How to start getting rid of your debt
38% of South African consumers are unable to pay their debt although they are spending less due to economic pressures.
Image: iStock
You can start getting rid of your debt if you set financial goals for yourself and draw up a plan so that you can reach these goals. It will not be easy, but it will be worth it once you experience the feeling of being debt-free.
Debtors were worse off in the fourth quarter of 2022 compared to the fourth quarter of 2016. According to the DebtBusters’ Debt Index for the fourth quarter of 2022, compared to 2016, consumers who applied for debt counselling had 33% less purchasing power, a higher debt-service burden and unsustainably high levels of unsecured debt.
While nominal income was on par with 2016, in real terms consumers could buy 33% less when cumulative inflation is factored in. The higher debt-service burden meant that consumers spent on average 63% of their take-home pay to pay their bills before entering debt counselling.
Consumers taking home R20 000 or more used 68% of their income to repay debt, while consumers with R10 000 had a debt-to-income ratio of 125% which means that their debt exceeded their income, with R12 500 due for debts.

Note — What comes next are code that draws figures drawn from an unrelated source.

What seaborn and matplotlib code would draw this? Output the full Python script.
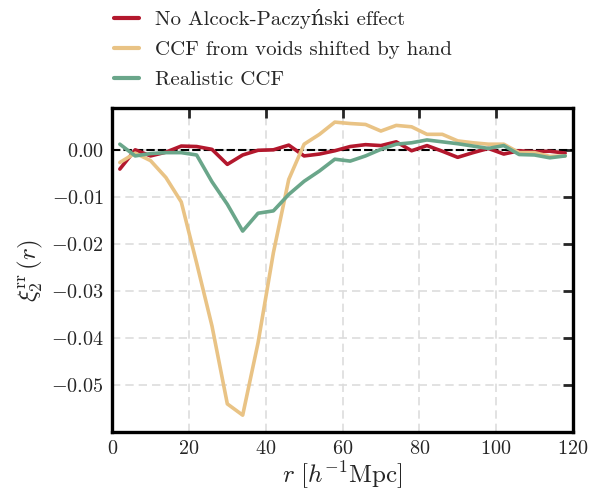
import numpy as np
import pandas as pd
import matplotlib
matplotlib.use("Agg")
import matplotlib.pyplot as plt
import seaborn as sns

r = [2, 6, 10, 14, 18, 22, 26, 30, 34, 38, 42, 46, 50, 54, 58,
     62, 66, 70, 74, 78, 82, 86, 90, 94, 98, 102, 106, 110, 114, 118]
no_ap = [-0.0040, 0.0001, -0.0012, -0.0004, 0.0009, 0.0008, 0.0002, -0.0030, -0.0010, 0.0000,
         0.0001, 0.0011, -0.0012, -0.0008, -0.0001, 0.0008, 0.0012, 0.0010, 0.0018, -0.0001,
         0.0010, -0.0002, -0.0015, -0.0005, 0.0004, -0.0008, -0.0001, -0.0003, -0.0002, -0.0006]
shifted = [-0.0026, -0.0006, -0.0022, -0.0058, -0.0110, -0.0240, -0.0374, -0.0540, -0.0564, -0.0410,
           -0.0218, -0.0062, 0.0013, 0.0034, 0.0060, 0.0057, 0.0055, 0.0041, 0.0053, 0.0050,
           0.0034, 0.0034, 0.0020, 0.0016, 0.0013, 0.0013, -0.0005, -0.0005, -0.0013, -0.0012]
realistic = [0.0013, -0.0012, -0.0007, -0.0005, -0.0005, -0.0010, -0.0067, -0.0115, -0.0172, -0.0134,
             -0.0129, -0.0094, -0.0066, -0.0044, -0.0019, -0.0023, -0.0012, 0.0002, 0.0013, 0.0016,
             0.0022, 0.0018, 0.0014, 0.0009, 0.0004, 0.0010, -0.0009, -0.0010, -0.0016, -0.0012]
labels = ["No Alcock-Paczyński effect", "CCF from voids shifted by hand", "Realistic CCF"]
colors = ["#b3182d", "#e9c385", "#6aa68a"]
xticks = [0, 20, 40, 60, 80, 100, 120]
yticks = [0.0, -0.01, -0.02, -0.03, -0.04, -0.05]

df = pd.concat([
    pd.DataFrame({"r": r, "xi": v, "series": lab})
    for v, lab in zip([no_ap, shifted, realistic], labels)
])

sns.set_theme(style="white")
plt.rcParams["font.family"] = ["cmr10", "DejaVu Serif"]
plt.rcParams["mathtext.fontset"] = "cm"
plt.rcParams["axes.formatter.use_mathtext"] = True
plt.rcParams["axes.unicode_minus"] = True

fig = plt.figure(figsize=(6.03, 4.91), dpi=100)
ax = fig.add_axes([0.186, 0.120, 0.764, 0.660])

ax.axhline(0, color="black", lw=1.5, ls=(0, (4, 1.5)), zorder=1)
sns.lineplot(data=df, x="r", y="xi", hue="series", hue_order=labels,
             palette=colors, lw=2.6, ax=ax, legend=False, zorder=3)

ax.set_xlim(0, 120)
ax.set_ylim(-0.06, 0.009)
ax.set_xticks(xticks)
ax.set_yticks(yticks)
ax.set_yticklabels([r"$%.2f$" % v if v != 0 else r"$0.00$" for v in yticks])
ax.set_xticklabels([r"$%d$" % v for v in xticks])
ax.grid(True, ls=(0, (5, 3)), color="#dddddd", lw=1.2, zorder=0)
ax.tick_params(direction="in", length=7, width=2, top=True, right=True,
               labelsize=14.5, pad=6)
for s in ax.spines.values():
    s.set_linewidth(2.4)
    s.set_color("black")
ax.set_xlabel(r"$r\ [h^{-1}\mathrm{Mpc}]$", fontsize=18, labelpad=1)
ax.set_ylabel(r"$\xi_2^{\mathrm{rr}}\,(r)$", fontsize=18, labelpad=4)

from matplotlib.lines import Line2D
handles = [Line2D([0], [0], color=c, lw=3) for c in colors]
fig.legend(handles, labels, loc="upper left", bbox_to_anchor=(0.158, 1.02),
           frameon=False, fontsize=15, handlelength=1.2, labelspacing=0.56,
           handletextpad=0.75)

fig.savefig("out.png", dpi=100)
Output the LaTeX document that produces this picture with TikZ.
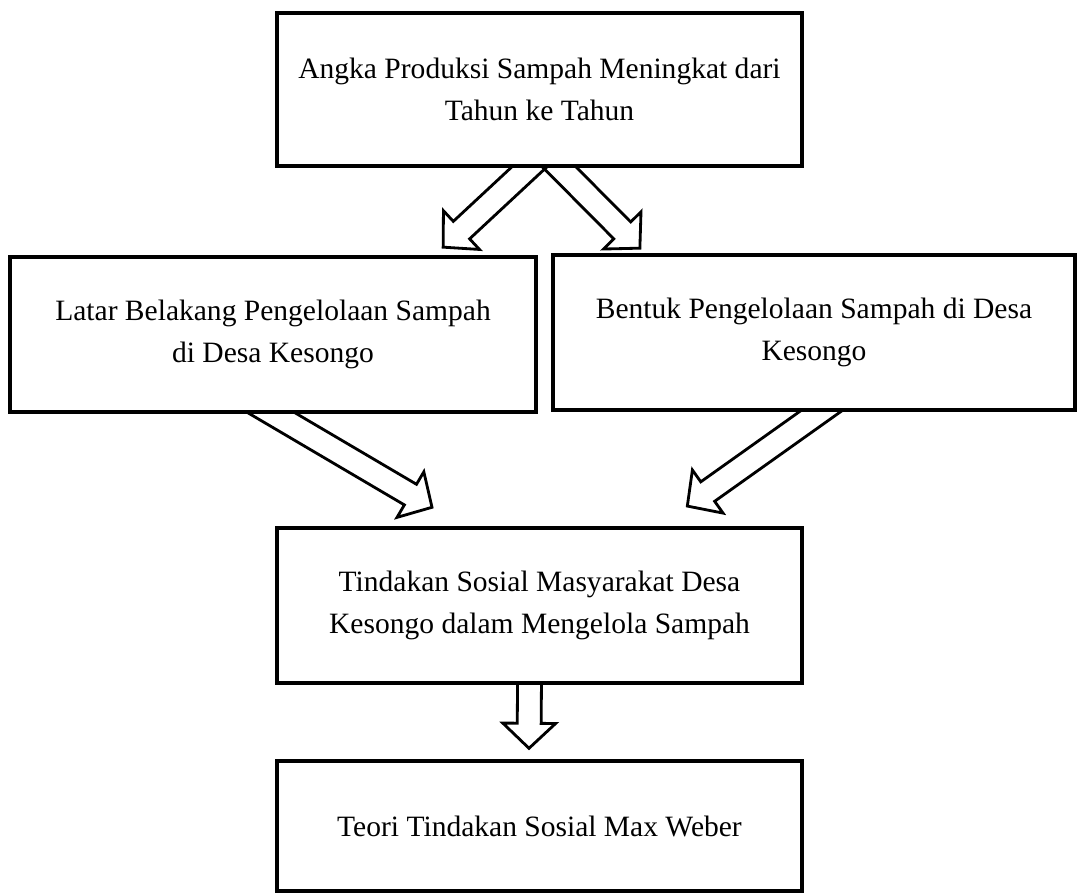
\documentclass[tikz,border=0pt]{standalone}
\usepackage{fontspec}
\setmainfont{Liberation Serif}
\usepackage{tikz}
\usetikzlibrary{calc,backgrounds}

\tikzset{
  box/.style={draw, line width=2.4pt, fill=white, align=center, inner sep=0pt,
    minimum width=13.125cm, minimum height=3.875cm,
    font=\fontsize{21}{30}\selectfont},
  hollow/.style={draw, line width=2pt, line join=miter}
}

% block arrow with an open head, from #1 to the tip #2
\newcommand{\hollowarrow}[2]{%
  \draw[hollow] let \p1=(#1), \p2=(#2),
      \n1={atan2(\y2-\y1,\x2-\x1)}, \n2={veclen(\x2-\x1,\y2-\y1)} in
    [shift={(\p1)}, rotate=\n1]
    (-20pt,-8.5pt) -- (\n2-17.8pt,-8.5pt) -- (\n2-17.8pt,-18.8pt) -- (\n2,0pt)
    -- (\n2-17.8pt,18.8pt) -- (\n2-17.8pt,8.5pt) -- (-20pt,8.5pt);}

\begin{document}
\begin{tikzpicture}[x=0.025cm, y=-0.025cm]
        \useasboundingbox (0,0) rectangle (1077,894);

        \node[box, minimum height=3.825cm] (angka) at (539.5,89.5) {Angka Produksi Sampah Meningkat dari\\Tahun ke Tahun};
        \node[box, minimum width=13.15cm] (latar) at (273,334.5) {Latar Belakang Pengelolaan Sampah\\di Desa Kesongo};
        \node[box, minimum width=13.05cm] (bentuk) at (814,332.5) {Bentuk Pengelolaan Sampah di Desa\\Kesongo};
        \node[box] (tindakan) at (539.5,605.5) {Tindakan Sosial Masyarakat Desa\\Kesongo dalam Mengelola Sampah};
        \node[box, minimum height=3.25cm] (teori) at (539.5,826) {Teori Tindakan Sosial Max Weber};

        \coordinate (angka-l) at ($(angka.south)+(-11,0)$);
        \coordinate (angka-r) at ($(angka.south)+(20.5,0)$);
        \coordinate (latar-in) at ($(latar.north)+(170,-8)$);
        \coordinate (bentuk-in) at ($(bentuk.north)+(-174,-5)$);
        \coordinate (latar-out) at (latar.south);
        \coordinate (bentuk-out) at ($(bentuk.south)+(6,0)$);
        \coordinate (tindakan-l) at ($(tindakan.north)+(-107.5,-19)$);
        \coordinate (tindakan-r) at ($(tindakan.north)+(147.5,-20)$);
        \coordinate (tindakan-out) at ($(tindakan.south)+(-10,0)$);
        \coordinate (teori-in) at ($(teori.north)+(-10.5,-11)$);

        \begin{scope}[on background layer]
        \hollowarrow{angka-l}{latar-in}
        \hollowarrow{angka-r}{bentuk-in}
        \hollowarrow{latar-out}{tindakan-l}
        \hollowarrow{bentuk-out}{tindakan-r}
        \hollowarrow{tindakan-out}{teori-in}
        \end{scope}
    \end{tikzpicture}
\end{document}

Those with take-home pay of more than R20 000, had a ratio of 161% which means that their debt exceeded their income, with R32 200 due for debts.
Unsecured debt levels were, on average, 21% higher than in 2016 and 50% higher for people with take-home pay of R20 000 a month or more, a direct result of people using unsecured credit to counter inflation eroding their income.
Claire Klassen, consumer financial education specialist at Momentum Metropolitan, says many consumers now want to know how to get rid of their debts as most of them are severely indebted and would like to escape the debt trap.
ALSO READ: Consumers worse off now than in 2016, as debt counselling inquiries increase by 53%
Budget can help get rid of debt
Klassen says the more you are aware of your spending, the better you will be at preventing a situation where you become overindebted. “In other words, if you know that you cannot afford to pay for the credit agreement you are about to sign for, you will most likely save cash to buy the item instead of using credit.”
She says budgeting is the best tool to view your actual and estimated costs for the month and adjust it for the month ahead. A budget will be able to show immediately if you are wasting your hard-earned money on useless items or whether you are spending most of your money on buying petrol for your car.
If you can curtail this spending, it will allow you to pay more towards your outstanding debt, ensuring that your debt is paid off sooner.
Should you still try to save and invest when you want to get rid of your debt?
“Investing is the next level to generate wealth, but think of it this way: would you go for seconds and start eating another meal when the meal you are currently consuming is not finished yet? It is best to pay off your debts with the bulk of your money.”
She says even if you have extra income to invest, rather settle your debt first because there is interest added to outstanding debts. “When you have paid off your debt, you will be able to start investing.”
ALSO READ: Rising cost of living leaves 38% of SA consumers too broke to pay their bills
Best strategy to get rid of your debt
Klassen says firstly getting a copy of your credit report is probably the best for an overall view of your accumulated debt. Perusing your credit report can show if you are still paying instalments on debt you have paid off already.
It is better to contact credit providers to plan how to cope than to do nothing. “The good news is at this point it is not too late to do something about it. When you see that you are not coping, call your credit providers or bank to report that you are struggling and ask that a reasonable reduced amount be calculated.”
The bank is most likely to assist you and either extend the credit or reduce the instalment, but it is too late when you have already failed to pay your instalments for three months in a row.
She says it is also important to change your spending habits and learn to say no when an institution offers you even more credit. “We are bombarded with offers for credit wherever we go which makes it hard to ignore.”
ALSO READ: Financial lessons from the pandemic years you can use in 2023
Consolidating your debt in your home loan
Whether it is a good idea will depend on your agreement with the bank and it is only possible when the value of your property exceeds the current outstanding loan amount. Klassen warns that you must be disciplined enough for this option to work for you.
“This is only a good idea when you use the funds freed by debt on your home loan to settle the outstanding debt created on your home loan. If you are not careful you will end up paying back more than the property is worth over 20 years.”
She says it is a better idea to pay off the bond sooner with the extra cash on hand.
How do you avoid impulsive buying?
“Make a list of what you need to buy before going to the shop and add the cost per item. Use your budget sheet to remember what the difference is between a want and a need. Once you established the difference between needs and wants, as well as your short-term or long-term financial goals, you are prepared to go to the store to buy.